Abstract

This essay analyzes rock music’s countercultural status from the perspective of musicians’ and fans’ aspirations to a utopian transfiguration of everyday life. Relying on Fredric Jameson’s and Ihab Hassan’s reflections on (post)modernism, the present argument locates rock among the movements within modern culture seeking to counter alienation and reification. On this basis, the article investigates how aspirations to utopian transfiguration may empower rock to develop a full-fledged alternative to dominant culture. Taking into account the difficulties involved in using counterculture as a socio-historical keyword, this argument acknowledges that rock cannot fulfill its utopian promise.
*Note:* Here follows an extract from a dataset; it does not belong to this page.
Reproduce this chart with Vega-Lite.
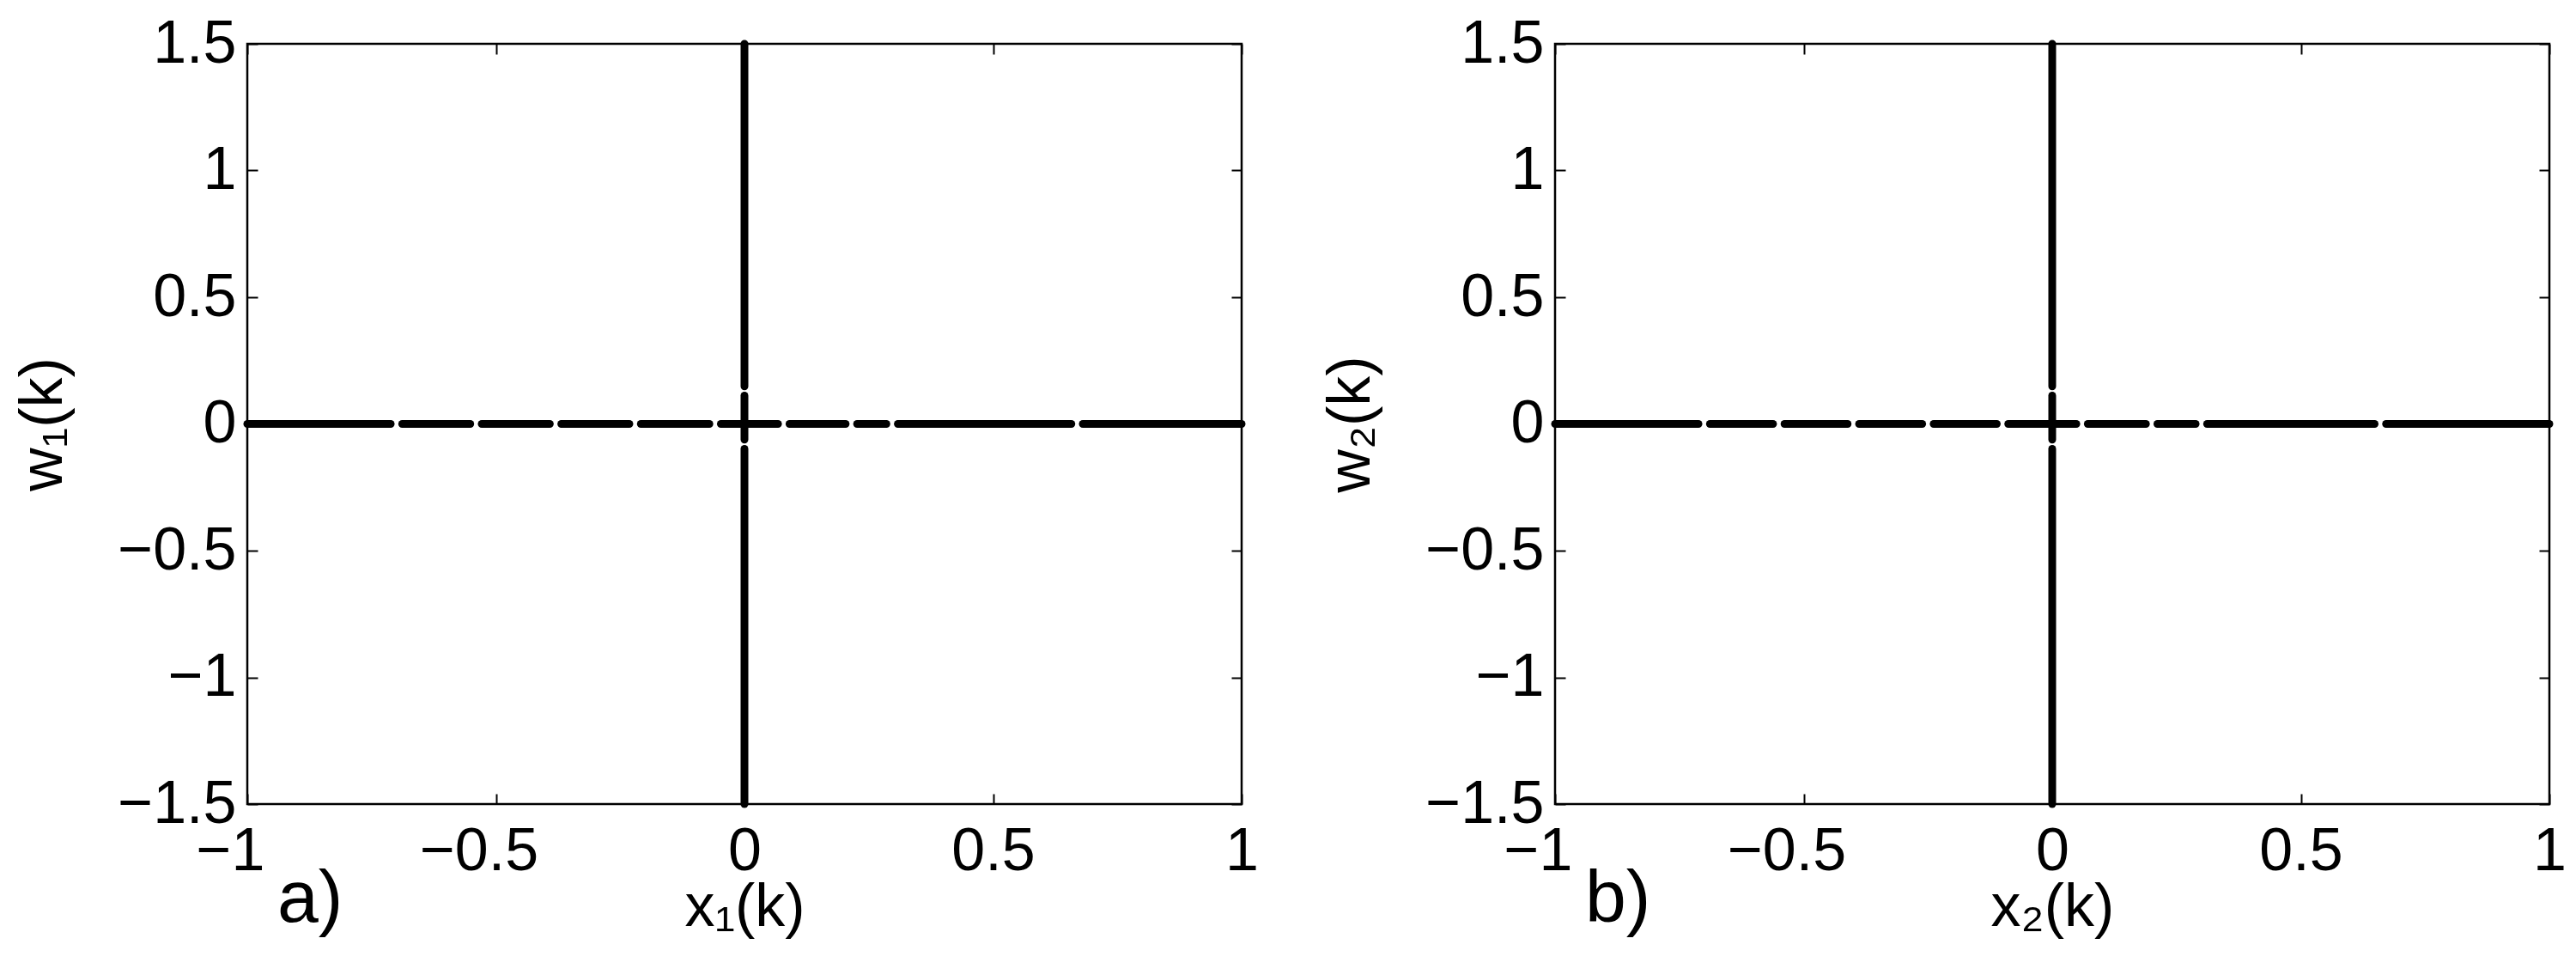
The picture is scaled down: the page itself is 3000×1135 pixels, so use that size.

Yet the music makes possible the development of what Pierre Bourdieu calls a field of restricted production: musicians, fans, and journalists define codes and practices tracing out a perimeter of autonomy differentiating rock from commercial mass culture. This social space may in specific contexts serve as hub for a counterhegemonic coalition aiming to redraw the social field according to goals broader than those pursued by fragmented subcultures. The final section of the article investigates one of the channels through which rock’s sphere of restricted production gives a durable shape to its empowering agenda: the representation of labor practices eschewing the alienation of professional life. Rock, it is argued, stakes out its autonomy with regard to the capitalist labor market by making musical labor an area of personal fulfillment.